We need to take stock here of where we find ourselves as a country and how far backwards we've gone. I remember my time in this place when Labor was in government and the day we introduced the carbon pollution architecture, those clean energy bills that gave us that road map forward and that road map to be part of transitioning our economy into a clean energy economy. It was a momentous day. I remember it was a momentous day for then Minister Greg Combet as well and for all of those Labor colleagues. Yet look how far backwards we've gone. With the change of government in 2013 and all of the various leaders that they've had since, we have gone so far backwards not just on our rising pollution and not just on the rising energy prices but on the fact that we as a country stand for nothing now when it comes to energy, when it comes to our commitment to emissions reduction and when it comes to the future for our children and playing our part in reducing our emissions on this planet. That is shameful; it is incredibly shameful. It is shameful because we will have long been gone from this place. We know from the science that if we do not reduce our emissions and if temperatures continue to rise, we are going to be in real trouble as a planet. How can we deny that? How can we just turn our backs and do nothing?

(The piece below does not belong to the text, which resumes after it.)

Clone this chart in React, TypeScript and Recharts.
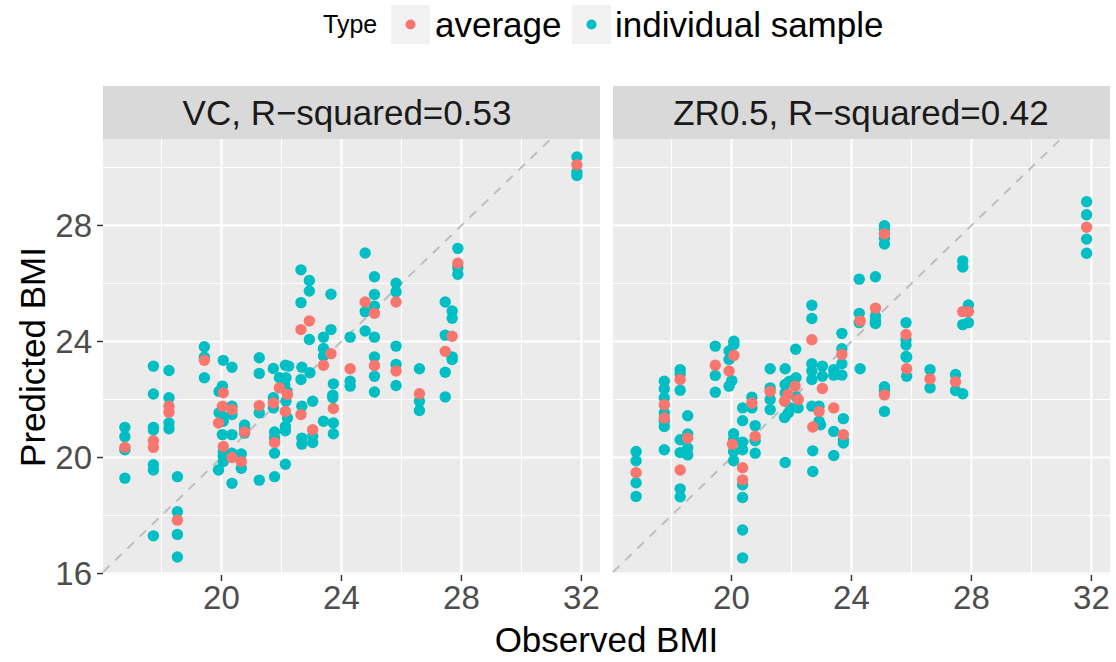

Look at the way Australia, even domestically at the moment, is suffering. Look not just at those households that obviously have rising energy prices, which is bad enough, but at our farmers who are suffering the drought. Listen to our farmers. Listen to those Pacific islanders who are trying to mitigate rising sea levels. The climate is changing. There is global warming happening. At this present time, as we speak, I think there is a typhoon that's about to be experienced over the Philippines. We've also got hurricanes and weather in the southern states of America. All of this is continuing to happen and all of it is a contribution of the changing climate that we live in.

We need to act and ensure we are doing as much as we can to contribute to the reduction in warming—that is, the reduction of two per cent. We are not on track to do that in this country, and we have every single means to do it. We've got more sun here, I think, than nearly any country in the world. We've got such a huge land mass. We have such an opportunity and there are such opportunities to create future jobs from it. Yet, here we are in this place, and in the other place, stuck in a policy paralysis because of a few hard-right-wingers within the government who just want to put their heads in the sand and hope it all goes away. Every time we bring a policy idea forward—our opportunity to contribute in a sensible, negotiable way with the government—they don't want a bar of it, because they simply do not believe in it.

This complete capitulation by the Morrison government to the hard Right of the Liberals and the Nationals by abandoning emissions reduction as a goal of energy policy and its refusal to legislate the Paris climate change agreement targets means only one thing. It means that the sooner we have an election the better. The sooner that this lot are voted out of office the better so that we can move forward and ensure that we do have the right energy policy for this country and that we do indeed start to get back on track in reducing our emissions. The sooner that day comes the better for all Australians.